Back in February 2004, C. John Wilder left Entergy Corp., where he served as executive vice president and CFO. Wilder’s destination: TXU Corp, where Wilder would take over as president and CEO.
It turns out Wilder’s switch was a very prudent move. In his first year at TXU (ten months, actually), Wilder earned more than $55 million. That’s right. $55 million.
The TXU president also made $3.65 million after exercising Entergy stock options in 2004. This came on top of the more than $106,000 in salary for his roughly eight weeks that he served at his former employer in calendar 2004.

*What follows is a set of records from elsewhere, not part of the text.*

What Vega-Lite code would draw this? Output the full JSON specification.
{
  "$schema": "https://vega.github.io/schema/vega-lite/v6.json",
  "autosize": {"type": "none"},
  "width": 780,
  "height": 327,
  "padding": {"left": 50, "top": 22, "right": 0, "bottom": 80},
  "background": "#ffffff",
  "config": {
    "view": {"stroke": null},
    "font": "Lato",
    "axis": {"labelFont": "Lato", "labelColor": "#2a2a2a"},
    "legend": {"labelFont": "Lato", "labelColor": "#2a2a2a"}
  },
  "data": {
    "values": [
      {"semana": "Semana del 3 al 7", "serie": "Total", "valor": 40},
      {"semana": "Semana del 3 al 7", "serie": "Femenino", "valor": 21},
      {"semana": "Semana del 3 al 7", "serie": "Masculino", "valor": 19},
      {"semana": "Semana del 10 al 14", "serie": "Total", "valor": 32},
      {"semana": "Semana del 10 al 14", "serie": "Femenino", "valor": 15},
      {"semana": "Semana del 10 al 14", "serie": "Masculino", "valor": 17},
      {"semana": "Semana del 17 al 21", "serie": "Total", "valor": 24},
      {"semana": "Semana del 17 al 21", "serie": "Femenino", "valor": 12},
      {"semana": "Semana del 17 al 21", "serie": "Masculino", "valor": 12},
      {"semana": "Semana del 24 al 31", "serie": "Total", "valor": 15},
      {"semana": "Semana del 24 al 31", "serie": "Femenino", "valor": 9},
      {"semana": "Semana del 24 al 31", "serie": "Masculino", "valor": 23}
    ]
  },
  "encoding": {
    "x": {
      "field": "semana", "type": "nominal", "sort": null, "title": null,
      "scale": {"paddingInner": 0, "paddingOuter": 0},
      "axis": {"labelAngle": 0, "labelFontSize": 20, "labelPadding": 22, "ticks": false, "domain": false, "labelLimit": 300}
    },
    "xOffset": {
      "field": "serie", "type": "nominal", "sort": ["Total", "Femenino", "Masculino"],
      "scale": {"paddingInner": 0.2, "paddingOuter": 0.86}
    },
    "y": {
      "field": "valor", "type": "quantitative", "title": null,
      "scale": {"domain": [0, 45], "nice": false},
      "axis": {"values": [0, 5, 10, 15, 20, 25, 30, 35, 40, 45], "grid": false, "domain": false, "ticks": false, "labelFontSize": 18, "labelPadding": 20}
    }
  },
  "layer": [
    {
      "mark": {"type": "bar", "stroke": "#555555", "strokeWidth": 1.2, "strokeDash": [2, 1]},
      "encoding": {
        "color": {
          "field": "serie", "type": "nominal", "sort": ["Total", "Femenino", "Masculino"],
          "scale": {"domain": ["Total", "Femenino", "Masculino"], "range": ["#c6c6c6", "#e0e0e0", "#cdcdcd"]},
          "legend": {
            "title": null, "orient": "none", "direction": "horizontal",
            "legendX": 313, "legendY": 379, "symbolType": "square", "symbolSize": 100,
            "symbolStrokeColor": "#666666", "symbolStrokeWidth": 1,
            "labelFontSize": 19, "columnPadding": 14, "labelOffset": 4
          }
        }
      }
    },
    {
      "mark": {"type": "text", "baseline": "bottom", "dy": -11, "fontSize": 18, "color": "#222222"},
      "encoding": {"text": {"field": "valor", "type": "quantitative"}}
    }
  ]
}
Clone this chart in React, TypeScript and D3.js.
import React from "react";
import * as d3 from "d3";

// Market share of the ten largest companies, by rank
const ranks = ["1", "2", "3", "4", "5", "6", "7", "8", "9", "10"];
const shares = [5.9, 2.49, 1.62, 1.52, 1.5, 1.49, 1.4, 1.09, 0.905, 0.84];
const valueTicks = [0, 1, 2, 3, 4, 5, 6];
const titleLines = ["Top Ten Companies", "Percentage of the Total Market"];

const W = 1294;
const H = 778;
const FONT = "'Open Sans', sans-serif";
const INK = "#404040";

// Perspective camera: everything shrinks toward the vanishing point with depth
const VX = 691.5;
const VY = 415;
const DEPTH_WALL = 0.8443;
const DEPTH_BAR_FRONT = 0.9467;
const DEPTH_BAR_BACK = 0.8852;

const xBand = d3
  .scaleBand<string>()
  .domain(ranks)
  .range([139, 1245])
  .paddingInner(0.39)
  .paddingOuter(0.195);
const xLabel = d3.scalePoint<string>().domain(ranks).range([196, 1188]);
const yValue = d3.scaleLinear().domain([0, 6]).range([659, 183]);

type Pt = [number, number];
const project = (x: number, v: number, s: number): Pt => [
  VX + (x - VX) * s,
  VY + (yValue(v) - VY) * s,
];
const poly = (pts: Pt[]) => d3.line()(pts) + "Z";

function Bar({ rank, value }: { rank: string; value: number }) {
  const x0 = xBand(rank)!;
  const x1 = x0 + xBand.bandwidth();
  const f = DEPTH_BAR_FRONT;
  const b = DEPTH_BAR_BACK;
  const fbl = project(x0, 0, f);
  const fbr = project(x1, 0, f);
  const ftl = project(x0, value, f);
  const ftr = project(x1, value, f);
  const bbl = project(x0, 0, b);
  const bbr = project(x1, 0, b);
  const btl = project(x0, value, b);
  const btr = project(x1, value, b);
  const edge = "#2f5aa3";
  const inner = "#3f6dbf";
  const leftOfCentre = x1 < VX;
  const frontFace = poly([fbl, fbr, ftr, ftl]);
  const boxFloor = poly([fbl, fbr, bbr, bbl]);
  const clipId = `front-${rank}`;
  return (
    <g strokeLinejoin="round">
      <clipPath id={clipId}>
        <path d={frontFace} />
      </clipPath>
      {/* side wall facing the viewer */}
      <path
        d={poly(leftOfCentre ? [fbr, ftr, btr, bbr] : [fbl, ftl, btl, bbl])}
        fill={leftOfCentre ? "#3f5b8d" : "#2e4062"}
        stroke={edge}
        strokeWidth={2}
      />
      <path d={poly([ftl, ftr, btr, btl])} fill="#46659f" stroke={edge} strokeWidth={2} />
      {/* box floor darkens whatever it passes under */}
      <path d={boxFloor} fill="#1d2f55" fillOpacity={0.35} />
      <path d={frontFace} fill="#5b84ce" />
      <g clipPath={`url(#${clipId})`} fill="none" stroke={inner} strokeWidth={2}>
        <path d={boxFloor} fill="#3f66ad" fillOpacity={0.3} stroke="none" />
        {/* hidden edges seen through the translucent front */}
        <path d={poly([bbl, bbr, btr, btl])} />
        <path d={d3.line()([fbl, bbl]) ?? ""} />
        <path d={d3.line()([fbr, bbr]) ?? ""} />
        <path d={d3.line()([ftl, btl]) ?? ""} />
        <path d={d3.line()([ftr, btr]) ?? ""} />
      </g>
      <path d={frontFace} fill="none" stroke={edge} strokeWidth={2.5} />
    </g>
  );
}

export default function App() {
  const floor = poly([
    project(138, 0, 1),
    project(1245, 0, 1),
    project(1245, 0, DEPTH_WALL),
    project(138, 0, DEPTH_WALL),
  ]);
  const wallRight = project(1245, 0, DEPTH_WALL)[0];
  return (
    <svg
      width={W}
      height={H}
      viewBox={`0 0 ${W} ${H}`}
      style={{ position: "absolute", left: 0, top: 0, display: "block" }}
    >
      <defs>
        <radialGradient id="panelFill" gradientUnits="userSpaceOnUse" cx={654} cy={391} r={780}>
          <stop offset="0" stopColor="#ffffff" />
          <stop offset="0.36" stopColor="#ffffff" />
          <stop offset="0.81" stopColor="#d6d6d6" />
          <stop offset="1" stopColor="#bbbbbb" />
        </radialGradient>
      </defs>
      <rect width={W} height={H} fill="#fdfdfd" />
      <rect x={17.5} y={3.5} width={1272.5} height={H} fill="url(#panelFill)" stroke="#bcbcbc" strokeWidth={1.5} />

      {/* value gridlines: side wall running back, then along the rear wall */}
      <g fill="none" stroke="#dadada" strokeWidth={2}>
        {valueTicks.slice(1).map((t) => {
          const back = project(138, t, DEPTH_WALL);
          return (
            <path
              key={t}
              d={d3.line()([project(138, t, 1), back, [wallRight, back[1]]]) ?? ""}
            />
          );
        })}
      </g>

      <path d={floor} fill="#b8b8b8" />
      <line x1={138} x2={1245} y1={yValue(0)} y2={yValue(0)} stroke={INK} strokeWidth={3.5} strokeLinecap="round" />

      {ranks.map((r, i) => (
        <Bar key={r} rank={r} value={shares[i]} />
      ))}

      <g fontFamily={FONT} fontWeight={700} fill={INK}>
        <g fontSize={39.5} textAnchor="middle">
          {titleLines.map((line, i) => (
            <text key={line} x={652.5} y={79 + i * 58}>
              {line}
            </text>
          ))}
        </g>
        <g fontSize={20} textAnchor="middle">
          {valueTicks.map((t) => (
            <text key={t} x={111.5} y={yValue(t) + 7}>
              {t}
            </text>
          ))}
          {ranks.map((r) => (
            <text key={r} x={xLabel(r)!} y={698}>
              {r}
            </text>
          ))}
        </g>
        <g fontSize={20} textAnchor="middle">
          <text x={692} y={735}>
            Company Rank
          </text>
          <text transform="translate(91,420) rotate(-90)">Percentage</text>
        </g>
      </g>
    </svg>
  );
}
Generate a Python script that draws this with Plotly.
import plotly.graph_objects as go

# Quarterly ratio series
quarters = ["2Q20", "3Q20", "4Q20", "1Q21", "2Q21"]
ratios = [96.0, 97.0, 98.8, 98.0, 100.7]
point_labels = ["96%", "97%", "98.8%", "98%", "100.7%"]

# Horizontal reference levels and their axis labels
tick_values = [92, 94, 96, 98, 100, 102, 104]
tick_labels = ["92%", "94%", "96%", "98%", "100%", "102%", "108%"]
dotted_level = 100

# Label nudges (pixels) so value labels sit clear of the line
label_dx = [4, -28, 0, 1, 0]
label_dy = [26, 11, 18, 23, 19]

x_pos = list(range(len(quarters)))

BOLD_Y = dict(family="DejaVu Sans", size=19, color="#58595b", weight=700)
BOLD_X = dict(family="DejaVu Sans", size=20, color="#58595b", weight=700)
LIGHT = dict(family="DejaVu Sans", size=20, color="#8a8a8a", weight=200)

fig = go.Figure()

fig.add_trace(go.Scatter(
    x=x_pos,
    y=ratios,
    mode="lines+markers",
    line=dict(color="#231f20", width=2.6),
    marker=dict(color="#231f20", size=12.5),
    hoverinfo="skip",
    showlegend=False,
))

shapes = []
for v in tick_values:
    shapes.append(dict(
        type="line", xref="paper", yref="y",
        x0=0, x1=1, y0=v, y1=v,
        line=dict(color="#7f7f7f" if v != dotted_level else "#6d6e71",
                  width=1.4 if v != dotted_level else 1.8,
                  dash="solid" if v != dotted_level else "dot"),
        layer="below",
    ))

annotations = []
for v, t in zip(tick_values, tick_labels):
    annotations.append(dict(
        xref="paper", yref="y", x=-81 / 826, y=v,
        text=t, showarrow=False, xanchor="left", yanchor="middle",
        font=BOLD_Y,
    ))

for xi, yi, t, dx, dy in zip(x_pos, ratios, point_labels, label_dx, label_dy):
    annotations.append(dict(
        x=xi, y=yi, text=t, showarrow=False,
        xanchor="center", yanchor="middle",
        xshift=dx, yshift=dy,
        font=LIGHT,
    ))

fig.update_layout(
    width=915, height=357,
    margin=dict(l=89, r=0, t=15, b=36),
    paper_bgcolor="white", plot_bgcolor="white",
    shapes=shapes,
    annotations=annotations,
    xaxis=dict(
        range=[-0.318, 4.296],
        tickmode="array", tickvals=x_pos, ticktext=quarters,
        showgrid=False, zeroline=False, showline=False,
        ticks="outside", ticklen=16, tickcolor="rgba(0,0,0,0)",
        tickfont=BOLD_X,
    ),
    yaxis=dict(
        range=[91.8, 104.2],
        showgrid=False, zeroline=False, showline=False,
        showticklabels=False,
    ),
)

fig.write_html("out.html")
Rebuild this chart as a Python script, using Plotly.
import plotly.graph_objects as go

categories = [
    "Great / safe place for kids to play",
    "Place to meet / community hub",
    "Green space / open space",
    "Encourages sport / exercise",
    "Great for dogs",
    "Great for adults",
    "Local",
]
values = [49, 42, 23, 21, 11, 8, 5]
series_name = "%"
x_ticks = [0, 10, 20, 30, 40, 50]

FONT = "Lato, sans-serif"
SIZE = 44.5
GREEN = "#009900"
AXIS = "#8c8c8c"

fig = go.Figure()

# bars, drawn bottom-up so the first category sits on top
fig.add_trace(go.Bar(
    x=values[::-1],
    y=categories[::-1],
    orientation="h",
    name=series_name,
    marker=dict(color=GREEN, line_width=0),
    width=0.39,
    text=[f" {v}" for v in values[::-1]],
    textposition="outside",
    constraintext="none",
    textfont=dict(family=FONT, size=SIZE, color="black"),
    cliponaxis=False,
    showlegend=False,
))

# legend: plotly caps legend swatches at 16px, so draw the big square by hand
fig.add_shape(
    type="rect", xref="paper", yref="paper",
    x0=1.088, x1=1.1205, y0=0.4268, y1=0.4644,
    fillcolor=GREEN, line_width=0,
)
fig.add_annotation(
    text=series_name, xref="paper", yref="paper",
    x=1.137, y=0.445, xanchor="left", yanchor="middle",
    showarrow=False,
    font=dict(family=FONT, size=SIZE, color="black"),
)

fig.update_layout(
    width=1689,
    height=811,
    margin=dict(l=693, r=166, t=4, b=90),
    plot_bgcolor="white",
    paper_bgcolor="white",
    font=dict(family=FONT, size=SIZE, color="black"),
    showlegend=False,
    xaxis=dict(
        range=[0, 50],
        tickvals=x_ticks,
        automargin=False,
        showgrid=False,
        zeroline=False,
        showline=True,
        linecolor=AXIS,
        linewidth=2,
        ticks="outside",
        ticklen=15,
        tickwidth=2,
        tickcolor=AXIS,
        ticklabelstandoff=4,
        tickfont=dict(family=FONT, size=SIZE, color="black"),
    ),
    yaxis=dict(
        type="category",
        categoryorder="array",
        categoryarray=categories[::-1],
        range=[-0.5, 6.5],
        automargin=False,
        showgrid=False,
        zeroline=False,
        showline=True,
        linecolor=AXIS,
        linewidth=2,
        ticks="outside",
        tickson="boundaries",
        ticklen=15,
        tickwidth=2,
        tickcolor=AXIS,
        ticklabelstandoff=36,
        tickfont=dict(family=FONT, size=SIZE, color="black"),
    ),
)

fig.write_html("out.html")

All told, Wilder’s total 2004 compensation from TXU and Entergy worked out to nearly 20 times what he earned in 2003—his final full year with Entergy—when he took home a total of $3 million, including more than $1 million in gains from exercising stock options.
To be sure, Wilder’s performance at TXU appears to have been stellar. He was brought in by the company’s board to revive the utility and its stock price, both of which had taken a beating after the company’s European operations collapsed in 2002.
Since Wilder took over, the price of TXU shares has more than tripled, to an all-time high of $80 or so.
Still, Wilder wasn’t directly rewarded for this accomplishment. Rather, his haul in 2004 was mostly the result of his negotiating skills. Indeed, his big payday actually stems from the deal he struck before he joined the company.
That deal includes $36.9 million from the vesting of 1 million long-term incentive plan performance units as part of his employment contract. The units vested when the market price of the company’s stock equaled or exceeded $29, $31, and $33, respectively, for 30 consecutive trading days. The stock traded around $28 a share when Wilder joined the company.
He also earned a $15.9 million bonus, which includes a $1 million signing bonus and a grant of 500,000 shares to a rabbi trust. Those shares will be distributed to Wilder in equal portions on the third and sixth anniversaries of his agreement, according to the company’s proxy.
Earlier this year, the utility holding company agreed to sweeping corporate governance changes as part of a class-action lawsuit settlement with its shareholders. The changes included the replacement of two board members and the creation of a lead independent director.